I was struck some years ago with the fact of there existing in English two authorized translations* of the Psalms of David, that of the Prayer Book, and that of the Bible This fact, and another connected with it; viz., that so far from being identical, these two authorized versions differ widely the one from the other, both impressed me.

* Bagster and Sons, Paternoster Row, London, published these, side by side, with notes by L. C. L. Brenton; and also a hexaglot Psalter, presenting the Hebrew, and the Bible, and the Vulgate, and Jerome's, and the Prayer Book, and the LXX versions in parallel columns, all visible at one and the same time.

I had no leisure then in which to follow up the subject.

My lot had been cast providentially where the English language had sway, and I had received the authorized version as a gift from God in His grace and providence. But to that same providence I owed the knowledge of Hebrew and Greek and Latin, and felt called upon, whenever I could, to examine God's book as He wrote it, and to see how far man had, in any measure, mingled anything with the unsullied transparency of the Word. God's truth is so divine and unique, that it will shine forth even out of a defective translation. But this would not justify anyone in preferring, for any reason whatsoever, a bad to a good version of the same.

The painful impression (referred to above) was deepened when I had leisure to examine the books referred to on the previous page. It was also confirmed by the new translation into German in the recent Elberfeld Bible, etc.

I began to look at the question seriously, and this little book is one result thereof.

1. I have, in my prefatory remarks, set forth the test and touchstone, to which every statement as from Scripture must be submitted.
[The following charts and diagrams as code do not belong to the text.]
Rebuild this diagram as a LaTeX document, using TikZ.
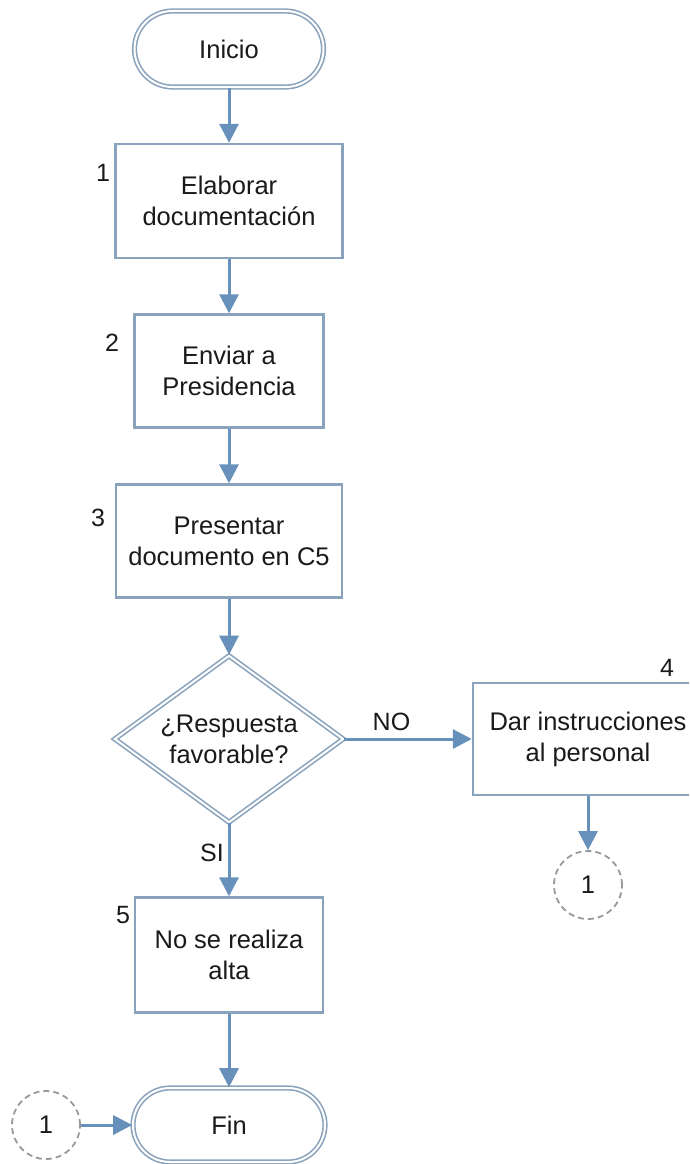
\documentclass[tikz,border=0pt]{standalone}
\usepackage{fontspec}
\setmainfont{Liberation Sans}
\usetikzlibrary{shapes.geometric,shapes.misc,arrows.meta}

\definecolor{edge}{HTML}{8AA3BC}
\definecolor{flow}{HTML}{6790BA}
\definecolor{ring}{HTML}{999999}
\definecolor{ink}{HTML}{1A1A1A}

\begin{document}
\begin{tikzpicture}[x=1pt,y=-1pt,
  txt/.style={font=\fontsize{25.5}{31}\selectfont, align=center, text=ink},
  term/.style={txt, rounded rectangle, draw=edge, double=white,
    double distance=2pt, line width=1.6pt, inner sep=0pt,
    minimum width=189pt, minimum height=76pt},
  stepbox/.style={txt, rectangle, draw=edge, line width=2.4pt, fill=white,
    inner sep=0pt},
  decision/.style={txt, diamond, draw=edge, double=white,
    double distance=2pt, line width=1.6pt, inner sep=0pt, aspect=1.4,
    minimum width=229pt, minimum height=167pt},
  link/.style={circle, draw=ring, dashed, dash pattern=on 6pt off 4pt,
    line width=1.8pt, minimum size=68pt, inner sep=0pt, txt},
  num/.style={font=\fontsize{25}{28}\selectfont, text=ink, inner sep=0pt},
  flowarrow/.style={draw=flow, line width=3pt,
    -{Triangle[length=19pt,width=19pt]}}
]
\useasboundingbox (0,0) rectangle (689,1164);
\clip (0,0) rectangle (689,1164);

% main column
\node[term] (inicio) at (229,49) {Inicio};
\node[stepbox, minimum width=227pt, minimum height=114pt] (s1) at (229,201)
  {Elaborar\\documentación};
\node[stepbox, minimum width=189pt, minimum height=113pt] (s2) at (229,371)
  {Enviar a\\Presidencia};
\node[stepbox, minimum width=226pt, minimum height=113pt] (s3) at (229,541)
  {Presentar\\documento en C5};
\node[decision] (dec) at (229,739) {¿Respuesta\\favorable?};
\node[stepbox, minimum width=188pt, minimum height=115pt] (s5) at (229,955)
  {No se realiza\\alta};
\node[term, minimum width=192pt, minimum height=74pt] (fin) at (229,1125) {Fin};

% branch for the negative answer
\node[stepbox, minimum width=230pt, minimum height=112pt] (s4) at (588,739)
  {Dar instrucciones\\al personal};
\node[link] (out1) at (588,885) {1};
\node[link] (in1) at (46,1125) {1};

% step numbers
\node[num] (n1) at (103,173) {1};
\node[num] (n2) at (112,343) {2};
\node[num] (n3) at (98,518) {3};
\node[num] (n4) at (667,668) {4};
\node[num] (n5) at (123,915) {5};

% connectors
\draw[flowarrow] (inicio.south) -- (s1.north);
\draw[flowarrow] (s1.south) -- (s2.north);
\draw[flowarrow] (s2.south) -- (s3.north);
\draw[flowarrow] (s3.south) -- (dec.north);
\draw[flowarrow] (dec.east) -- node[num, pos=0.37, yshift=17pt] (no) {NO} (s4.west);
\draw[flowarrow] (dec.south) -- node[num, pos=0.4, xshift=-17pt] (si) {SI} (s5.north);
\draw[flowarrow] (s5.south) -- (fin.north);
\draw[flowarrow] (s4.south) -- (out1.north);
\draw[flowarrow] (in1.east) -- (fin.west);
\end{tikzpicture}
\end{document}
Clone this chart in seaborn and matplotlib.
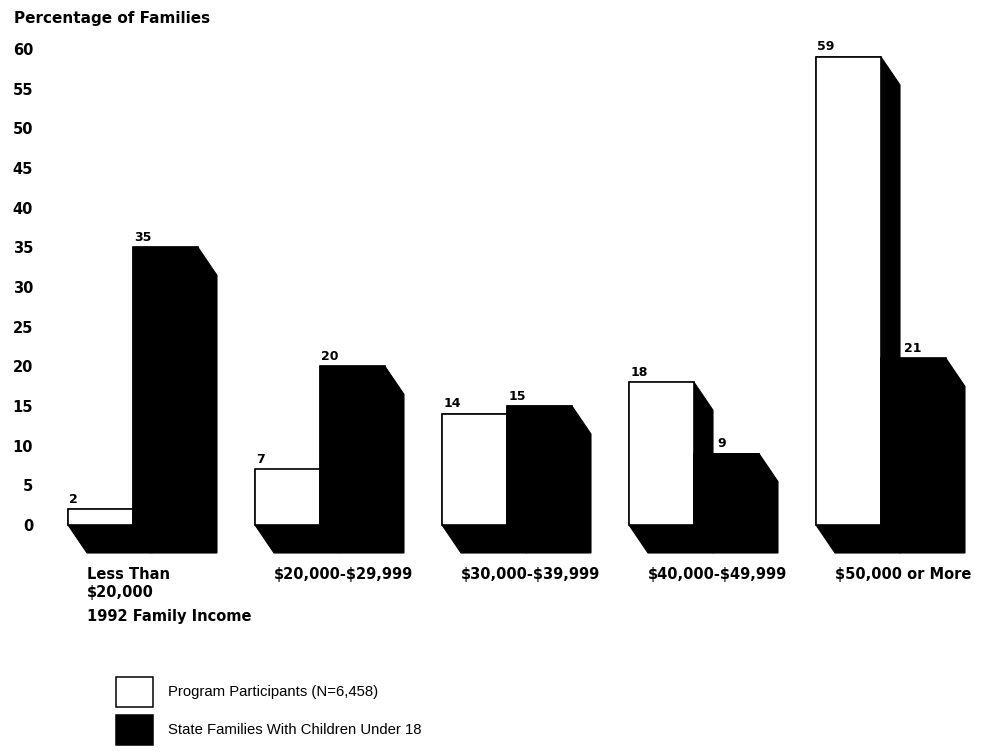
import matplotlib
matplotlib.use("Agg")
import matplotlib.pyplot as plt
from matplotlib.patches import Polygon, Patch
import seaborn as sns
import pandas as pd

# ---- data -------------------------------------------------------------
income_groups = ["Less Than\n$20,000", "$20,000-$29,999", "$30,000-$39,999",
                 "$40,000-$49,999", "$50,000 or More"]
series_names = ["Program Participants (N=6,458)",
                "State Families With Children Under 18"]
participants = [2, 7, 14, 18, 59]
state_families = [35, 20, 15, 9, 21]
y_ticks = list(range(0, 61, 5))
y_title = "Percentage of Families"
x_title = "1992 Family Income"

# ---- style ------------------------------------------------------------
sns.set_theme(style="white")
plt.rcParams["font.family"] = ["DejaVu Sans"]
plt.rcParams["text.parse_math"] = False
for key in ("text.color", "axes.labelcolor", "xtick.color", "ytick.color"):
    plt.rcParams[key] = "black"

df = pd.DataFrame({
    "income": income_groups * 2,
    "series": [series_names[0]] * len(income_groups) + [series_names[1]] * len(income_groups),
    "pct": participants + state_families,
})

# ---- figure / axes geometry (pixels) ------------------------------------
W, H = 987, 755
fig = plt.figure(figsize=(W / 100, H / 100), dpi=100)
ax_left_px, base_px, top_px = 40, 525, 49
ax = fig.add_axes([ax_left_px / W, (H - base_px) / H,
                   1 - ax_left_px / W, (base_px - top_px) / H])

bar_w = 0.695
sns.barplot(data=df, x="income", y="pct", hue="series", order=income_groups,
            hue_order=series_names, palette=["white", "black"], width=bar_w,
            gap=0, edgecolor="black", linewidth=1.2, errorbar=None,
            legend=False, ax=ax)

px_per_x = 187.0
px_per_y = (base_px - top_px) / 60.0
first_center_px = 133
ax.set_xlim((ax_left_px - first_center_px) / px_per_x, (W - first_center_px) / px_per_x)
ax.set_ylim(0, 60)

# depth of the extruded (3-D) look
dx = 19 / px_per_x
dy = 28 / px_per_y

for k, cont in enumerate(ax.containers):
    z = 2 + 2 * k
    for bar in cont:
        x0, w, h = bar.get_x(), bar.get_width(), bar.get_height()
        bar.set_zorder(z)
        bar.set_clip_on(False)
        verts = [(x0, 0), (x0, h), (x0 + w, h), (x0 + w + dx, h - dy),
                 (x0 + w + dx, -dy), (x0 + dx, -dy)]
        ax.add_patch(Polygon(verts, closed=True, facecolor="black",
                             edgecolor="black", lw=0.8, zorder=z - 0.5,
                             clip_on=False))

# value labels (moved past the neighbour's side face when it is taller)
values = [participants, state_families]
for k, cont in enumerate(ax.containers):
    for i, bar in enumerate(cont):
        x0, h = bar.get_x(), bar.get_height()
        shift = dx + 3 / px_per_x if (k == 1 and participants[i] > state_families[i]) else 0
        ax.annotate(f"{values[k][i]}", xy=(x0 + shift, h), xytext=(1, 2.5),
                    textcoords="offset points", ha="left", va="bottom",
                    fontsize=9, fontweight="bold", zorder=7,
                    annotation_clip=False)

# category labels under each group
centers = ax.get_xticks()
label_y = (base_px - 567) / px_per_y
for c, lab in zip(centers, income_groups):
    ax.text(c - bar_w / 2 + dx, label_y, lab, ha="left", va="top",
            fontsize=10.5, fontweight="bold", linespacing=1.25, clip_on=False)
ax.text(centers[0] - bar_w / 2 + dx, (base_px - 609) / px_per_y, x_title,
        ha="left", va="top", fontsize=10.5, fontweight="bold", clip_on=False)

ax.set_xticks([])
ax.set_xlabel("")
ax.set_ylabel("")
ax.set_yticks(y_ticks)
ax.set_yticklabels([str(v) for v in y_ticks], fontsize=10.5, fontweight="bold")
ax.tick_params(axis="y", length=0, pad=5)
sns.despine(ax=ax, left=True, bottom=True)
ax.patch.set_alpha(0)

fig.text(14 / W, 1 - 23 / H, y_title, ha="left", va="baseline",
         fontsize=11, fontweight="bold")

# legend (box height = fs*(0.65*handleheight + 0.245))
fs = 10.7
fs_px = fs * 100 / 72
box_h = 30
hh = (box_h / fs_px - 0.245) / 0.65
handles = [Patch(facecolor="white", edgecolor="black", lw=1.1, label=series_names[0]),
           Patch(facecolor="black", edgecolor="black", lw=1.1, label=series_names[1])]
fig.legend(handles=handles, loc="upper left",
           bbox_to_anchor=(116 / W, 1 - 677 / H), frameon=False,
           borderpad=0, borderaxespad=0,
           handlelength=37 / fs_px, handleheight=hh,
           handletextpad=15 / fs_px, labelspacing=(38 - box_h) / fs_px,
           prop={"family": "Liberation Sans", "size": fs})

fig.savefig("out.png", dpi=100)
2. The correctness of this is confirmed by the Authorized Version. Its weak points and failures grew up out of comparative ignorance in the learned translators of the subject of Old Testament prophecy; viz., man, the human being, after the fall, in which the race was ruined, under the providence, and government of God. He was tried as to whether he could restore himself. If they had seen that as the subject, they never would again and again have put the New Testament assembly forward in the Old Testament as that in which the promises to Israel were to be fulfilled. For the Old Testament presented man failed and failing while trusting to himself; the New Testament presents God's great salvation in Christ. Nor would they, if they had understood God's subject in the New Testament (viz., the Man that was Jehovah's fellow, winning, as the only obedient One, all things for Himself), ever have made His Church, as set up at Pentecost, to be the means of introducing the millennium instead of its ending in Babylon. Then will He come forth, His heavenly saints already with Him in heaven, and set up the kingdom on earth in Israel. God has used and honoured their translation. I bless His name for it. Yet through it would I go on toward something better.

3. Much, of course, turns upon the right understanding of what has been called by the Rabbis moods and tenses. Can I present the difficulties in this part of the subject to the mere English reader? I judge it might be done, and done in a way that the thoughtful would see, first, the difficulty on the Hebrew side of the question; and secondly, by carefully comparing it with a supposed representative in English of the Hebrew Psalter, get valuable help, or at least food for thought.

In trying to do this, I would (with as little alteration as possible) use the English Bible translation; drawing out from it words, and marking in English what will correspond with the Hebrew as to its moods and tenses; this representation of the Psalms carrying in it the signs and marks of the table adjoined.

Hebrew grammarians tell us that there are but four moods (or modes) in Hebrew — the Indicative, the Infinitive, the Imperative, and the Participial forms.

And that it is only the Indicative which has tenses which mark times. The older writers call the first of these two the Perfect; and the second, the Future (now called by many the Present).

TABLE OF SIGNS AND MARKS.

INDICATIVE MOOD

p to mark the English word which represents the Hebrew word, which the Rabbis say is a perfect, and which carries the pronominal affix (or sign of the person) at its end.

f to mark the English word which represents the Hebrew word, which the Rabbis say is a future, and which carries the pronominal prefix (or sign of the person) before it.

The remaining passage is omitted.